Radiologist-AI Collaboration for Ischemia Diagnosis in Small-Bowel Obstruction: Multicentric Development and External Validation of a Multimodal Deep Learning Model.
Authors
Affiliations (6)
Affiliations (6)
- Department of Radiology, AP-HP.Sorbonne, Saint Antoine Hospital, 184 Rue du Faubourg Saint-Antoine, 75012, Paris, France. [email protected].
- lLIB, UMR 7371, Université Sorbonne, CNRS, Inserm U114615, rue de l'École de Médecine, rue de l'École de Médecine, 75006, Paris, France. [email protected].
- Department of Radiology, AP-HP.Sorbonne, Saint Antoine Hospital, 184 Rue du Faubourg Saint-Antoine, 75012, Paris, France.
- CVN, CentraleSupélec, INRIA Paris Saclay, Université Paris-Saclay, Gif-Sur-Yvette, France.

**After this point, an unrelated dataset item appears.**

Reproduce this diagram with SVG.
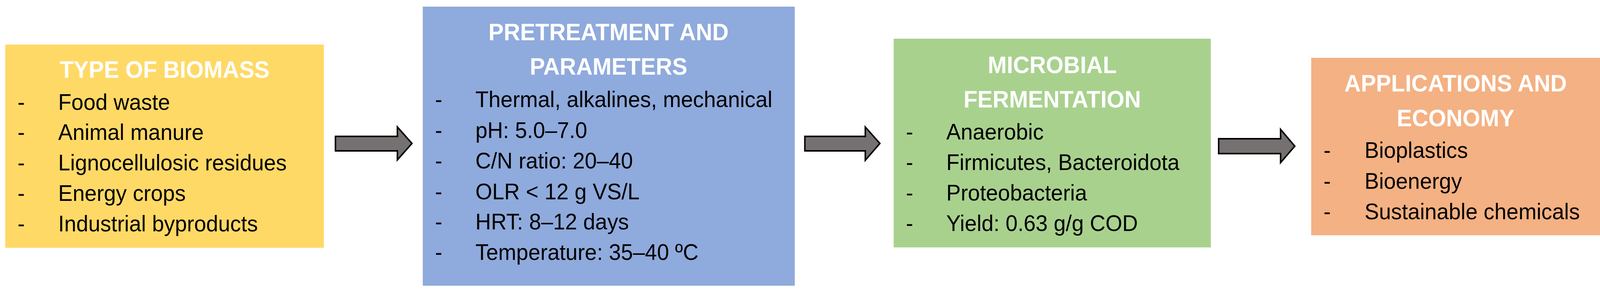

- Department of Medical Imaging, Saint Joseph Hospital, 185 rue Raymond Losserand, 75014, Paris, France.
- lLIB, UMR 7371, Université Sorbonne, CNRS, Inserm U114615, rue de l'École de Médecine, rue de l'École de Médecine, 75006, Paris, France.
Abstract
This study aims to develop and externally validate a multimodal AI model for detecting ischemia complicating small-bowel obstruction (SBO). We combined 3D CT data with routine laboratory markers (C-reactive protein, neutrophil count) and, optionally, radiology report indication/history text. From two centers, 1350 CT examinations were curated; 771 confirmed SBO scans were used for model development with patient-level splits. Ischemia labels were defined by surgical confirmation within 24 h of imaging. Models (MViT, ResNet-101, DaViT) were trained as unimodal and multimodal variants. External testing was used for 66 independent cases from a third center. Four radiologists (two residents and two experts) read the test set with and without AI assistance. Performance was assessed using AUC, sensitivity, specificity, and 95% bootstrap confidence intervals; predictions included a confidence score. The image-plus-laboratory model performed best on external testing (AUC 0.69 [0.59-0.79], sensitivity 0.89 [0.76-1.00], and specificity 0.44 [0.35-0.54]). Adding report text improved internal validation but did not generalize externally; image + text and full multimodal variants did not exceed image + laboratory performance. Across readers, baseline AUC ranged from 0.496 [0.361-0.640] to 0.745 [0.589-0.875] and increased with reader experience. With AI assistance, AUC ranged from 0.565 [0.419-0.717] to 0.845 [0.714-0.952] and from 0.519 [0.373-0.669] to 0.845 [0.708-0.954] when confidence scores were displayed, showing consistent but non-significant changes whatever the experience level. A multimodal model combining CT and lab data surpassed unimodal approaches for 24-h ischemia detection; as a triage-support tool, it showed a consistent but non-significant improvement in radiologist performance.